And the program could face another shortfall if the government is shuttered past Nov. 1.
Danielle Walker, 37, was shopping at a discount Aldi store in Morgantown, W.Va., with what little cash she had, the end of September still three days away. Her food stamps had run out because of a previous cut from $500 to $61 a month that came about when the father of her 12-year-old son died, giving the boy survivor benefits that changed the family's income level.
With two disabled sons, 12 and 16, each with different dietary requirements, she can barely imagine how she'll absorb another cut. So, she'll visit food pantries, clip coupons and shop at the least expensive stores she can find.
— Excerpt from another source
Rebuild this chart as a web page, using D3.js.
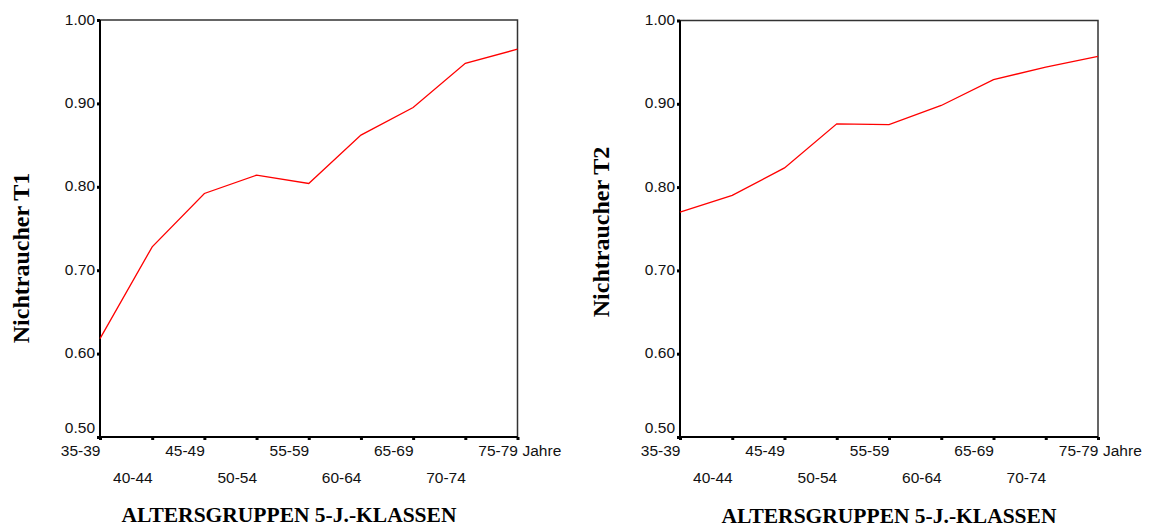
<!DOCTYPE html>
<html>
<head>
<meta charset="utf-8">
<script src="https://cdn.jsdelivr.net/npm/d3@7"></script>
<style>
  html, body { margin: 0; padding: 0; background: #fff; }
  svg { display: block; }
</style>
</head>
<body>
<svg id="chart" width="1149" height="528"></svg>
<script>
const categories = ["35-39", "40-44", "45-49", "50-54", "55-59", "60-64", "65-69", "70-74", "75-79"];
const t1Values = [0.618, 0.728, 0.792, 0.814, 0.804, 0.862, 0.895, 0.948, 0.965];
const t2Values = [0.770, 0.790, 0.823, 0.876, 0.875, 0.898, 0.929, 0.944, 0.957];
const yTicks = [0.5, 0.6, 0.7, 0.8, 0.9, 1.0];
const yTitles = ["Nichtraucher T1", "Nichtraucher T2"];
const xTitle = "ALTERSGRUPPEN 5-J.-KLASSEN";
const unitLabel = "Jahre";

const svg = d3.select("#chart");

const panels = [
  { values: t1Values, yTitle: yTitles[0], x0: 100, x1: 517.5, y0: 20, y1: 437, yTitleX: 29, yTitleY: 258, xTitleX: 289, xTitleY: 522 },
  { values: t2Values, yTitle: yTitles[1], x0: 680, x1: 1098, y0: 20.5, y1: 437, yTitleX: 609, yTitleY: 232, xTitleX: 889, xTitleY: 522.5 }
];

panels.forEach(p => {
  const g = svg.append("g");
  const x = d3.scalePoint().domain(categories).range([p.x0, p.x1]).padding(0);
  const y = d3.scaleLinear().domain([0.5, 1.0]).range([p.y1, p.y0]);

  // frame top/right
  g.append("path")
    .attr("d", `M${p.x0},${p.y0}H${p.x1}V${p.y1}`)
    .attr("fill", "none").attr("stroke", "#333").attr("stroke-width", 1.5);

  // y axis
  const yAxis = d3.axisLeft(y).tickValues(yTicks).tickFormat(d3.format(".2f")).tickSize(3).tickPadding(2);
  const ya = g.append("g").attr("transform", `translate(${p.x0},0)`).call(yAxis);
  ya.select(".domain").attr("stroke", "#000").attr("stroke-width", 2).attr("d", `M0,${p.y0}V${p.y1}`);
  ya.selectAll(".tick line").attr("stroke", "#000").attr("stroke-width", 3);
  ya.selectAll(".tick text")
    .attr("font-family", "'Liberation Sans', Arial, sans-serif").attr("font-size", 15.5).attr("fill", "#111")
    .attr("dy", null)
    .attr("y", d => d === 0.5 ? -5 : 4);

  // x axis
  const xAxis = d3.axisBottom(x).tickSize(3).tickPadding(0);
  const xa = g.append("g").attr("transform", `translate(0,${p.y1})`).call(xAxis);
  xa.select(".domain").attr("stroke", "#000").attr("stroke-width", 2).attr("d", `M${p.x0},0H${p.x1}`);
  xa.selectAll(".tick line").attr("stroke", "#000").attr("stroke-width", 3);
  xa.selectAll(".tick text")
    .attr("font-family", "'Liberation Sans', Arial, sans-serif").attr("font-size", 15.5).attr("fill", "#111")
    .attr("text-anchor", "end")
    .attr("dy", null)
    .attr("y", (d, i) => i % 2 === 0 ? 19 : 46);

  g.append("text")
    .attr("x", p.x1 + 5).attr("y", p.y1 + 19)
    .attr("font-family", "'Liberation Sans', Arial, sans-serif").attr("font-size", 15.5).attr("fill", "#111")
    .text(unitLabel);

  // line
  const line = d3.line().x((d, i) => x(categories[i])).y(d => y(d));
  g.append("path").datum(p.values)
    .attr("d", line).attr("fill", "none").attr("stroke", "#ff0000").attr("stroke-width", 1.3);

  // titles
  g.append("text")
    .attr("transform", `translate(${p.yTitleX},${p.yTitleY}) rotate(-90)`)
    .attr("text-anchor", "middle")
    .attr("font-family", "'Liberation Serif', 'Times New Roman', serif").attr("font-weight", "bold").attr("font-size", 24)
    .text(p.yTitle);

  g.append("text")
    .attr("x", p.xTitleX).attr("y", p.xTitleY)
    .attr("text-anchor", "middle")
    .attr("font-family", "'Liberation Serif', 'Times New Roman', serif").attr("font-weight", "bold").attr("font-size", 21.5)
    .text(xTitle);
});
</script>
</body>
</html>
She also explains her situation to manufacturers, who send coupons.
"I'm a mom who does outside-of-the-box things," she said, adding, "I have to feed my boys."
But the stimulus was never intended to be a permanent source of money, former U.S. Sen. Judd Gregg of New Hampshire said. He opposed the stimulus, calling it at the time "a great deal of money not well spent."
"All stimulus funding was to be temporary," Gregg, now the CEO of a banking industry group, said Wednesday.
John Cochrane, a professor of finance at the University of Chicago's Booth School of Business, also opposed the stimulus, saying it advanced the false assumption that "completely wasted federal spending helps the economy."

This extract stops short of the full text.